The fast Kalman filter (FKF), devised by Antti Lange (born 1941), is an extension of the Helmert–Wolf blocking (HWB) method from geodesy to safety-critical real-time applications of Kalman filtering (KF) such as GNSS navigation up to the centimeter-level of accuracy and satellite imaging of the Earth including atmospheric tomography.

== Motivation ==
Kalman filters are an important filtering technique for building fault-tolerance into a wide range of systems, including real-time imaging. The ordinary Kalman filter is an optimal filtering algorithm for linear systems. However, an optimal Kalman filter is not stable (i.e. reliable) if Kalman's observability and controllability conditions are not continuously satisfied. These conditions are very challenging to maintain for any larger system. This means that even optimal Kalman filters may start diverging towards false solutions. Fortunately, the stability of an optimal Kalman filter can be controlled by monitoring its error variances if only these can be reliably estimated (e.g. by MINQUE). Their precise computation is, however, much more demanding than the optimal Kalman filtering itself. The FKF computing method often provides the required speed-up also in this respect.
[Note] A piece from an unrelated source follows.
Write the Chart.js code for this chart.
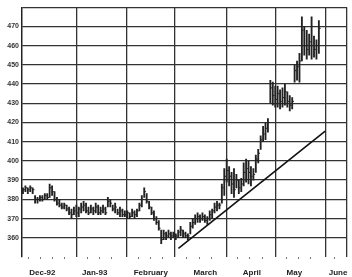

=== Optimum calibration ===
Calibration parameters are a typical example of those state parameters that may create serious observability problems if a narrow window of data (i.e. too few measurements) is continuously used by a Kalman filter. Observing instruments onboard orbiting satellites gives an example of optimal Kalman filtering where their calibration is done indirectly on ground. There may also exist other state parameters that are hardly or not at all observable if too small samples of data are processed at a time by any sort of a Kalman filter.

=== Inverse problem ===
The computing load of the inverse problem of an ordinary Kalman recursion is roughly proportional to the cube of the number of the measurements processed simultaneously. This number can always be set to 1 by processing each scalar measurement independently and (if necessary) performing a simple pre-filtering algorithm to de-correlate these measurements. However, for any large and complex system this pre-filtering may need the HWB computing. Any continued use of a too narrow window of input data weakens observability of the calibration parameters and, in the long run, this may lead to serious controllability problems totally unacceptable in safety-critical applications.
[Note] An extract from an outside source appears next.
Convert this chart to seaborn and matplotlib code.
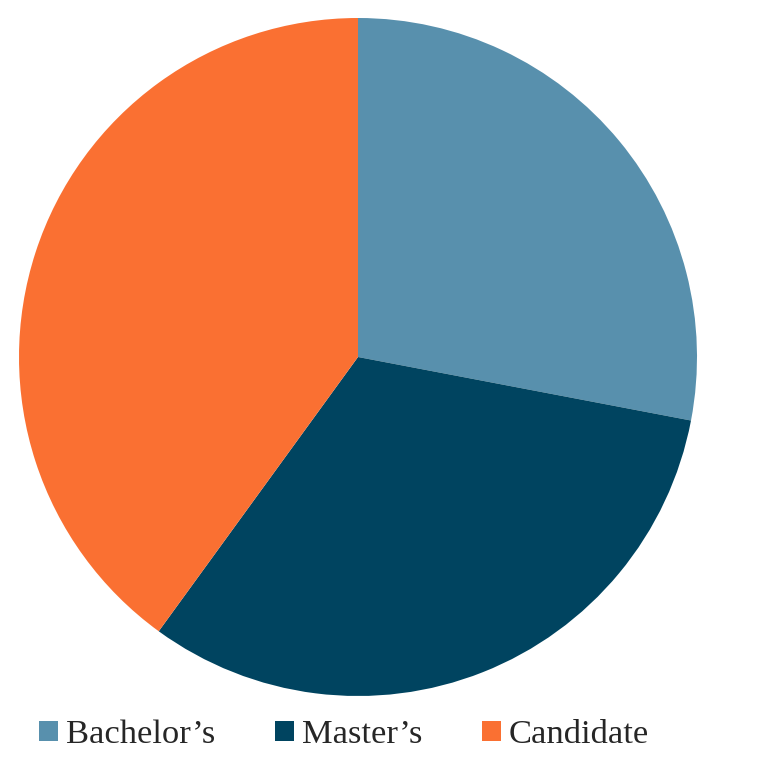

Even when many measurements are processed simultaneously, it is not unusual that the linearized equation system becomes sparse, because some measurements turn out to be independent of some state or calibration parameters.
In problems of Satellite Geodesy, the computing load of the HWB (and FKF) method is roughly proportional to the square of the total number of the state and calibration parameters only and not of the measurements that are billions.

=== Reliable solution ===
Reliable operational Kalman filtering requires continuous fusion of data in real-time. Its optimality depends essentially on the use of exact variances and covariances between all measurements and the estimated state and calibration parameters. This large error covariance matrix is obtained by matrix inversion from the respective system of Normal Equations. Its coefficient matrix is usually sparse and the exact solution of all the estimated parameters can be computed by using the HWB (and FKF) method. The optimal solution may also be obtained by Gauss elimination using other sparse-matrix techniques or some iterative methods based e.g. on Variational Calculus. However, these latter methods may solve the large matrix of all the error variances and covariances only approximately and the data fusion would not be performed in a strictly optimal fashion. Consequently, the long-term stability of Kalman filtering becomes uncertain even if Kalman's observability and controllability conditions were permanently satisfied.

==Description==
The Fast Kalman filter applies only to systems with sparse matrices, since HWB is an inversion method to solve sparse linear equations.

The sparse coefficient matrix to be inverted may often have either a bordered block- or band-diagonal (BBD) structure. If it is band-diagonal it can be transformed into a block-diagonal form e.g. by means of a generalized Canonical Correlation Analysis (gCCA).

Such a large matrix can thus be most effectively inverted in a blockwise manner by using the following
analytic inversion formula:
$$\begin{bmatrix} A & B \\ C & D \end{bmatrix}^{-1} = \begin{bmatrix} A^{-1}+A^{-1}B(D-CA^{-1}B)^{-1}CA^{-1} & -A^{-1}B(D-CA^{-1}B)^{-1} \\ -(D-CA^{-1}B)^{-1}CA^{-1} & (D-CA^{-1}B)^{-1} \end{bmatrix}$$
of Frobenius where
$A =$ a large block- or band-diagonal (BD) matrix to be easily inverted, and,
$(D-CA^{-1}B) =$ a much smaller matrix called the Schur complement of $A$.

This is the FKF method that may make it computationally possible to estimate a much larger number of state and calibration parameters than an ordinary Kalman recursion can do. Their operational accuracies may also be reliably estimated from the theory of Minimum-Norm Quadratic Unbiased Estimation (MINQUE) of C. R. Rao and used for controlling the stability of this optimal fast Kalman filtering.

== Applications ==
The FKF method extends the Satellite Geodesy to Virtual Reference Station (VRS) Real Time Kinematic (RTK) surveying, mobile positioning and ultra-reliable navigation. Application include real-time optimum calibration of global observing systems in Meteorology, Geophysics, Astronomy etc.

For example, a Numerical Weather Prediction (NWP) system can now forecast observations with confidence intervals and their operational quality control can thus be improved. A sudden increase of uncertainty in predicting observations would indicate that important observations are missing (observability problem) or an unpredictable change of weather is taking place (controllability problem). Remote sensing and imaging from satellites are partly based on forecasted information. Controlling stability of the feedback between these forecasts and the satellite images requires a sensor fusion technique that is both fast and robust, which the FKF fulfills.

The computational advantage of FKF is marginal for applications using only small amounts of data in real-time. Therefore, improved built-in calibration and data communication infrastructures need to be developed first and introduced to public use before personal gadgets and machine-to-machine devices can make the best out of FKF.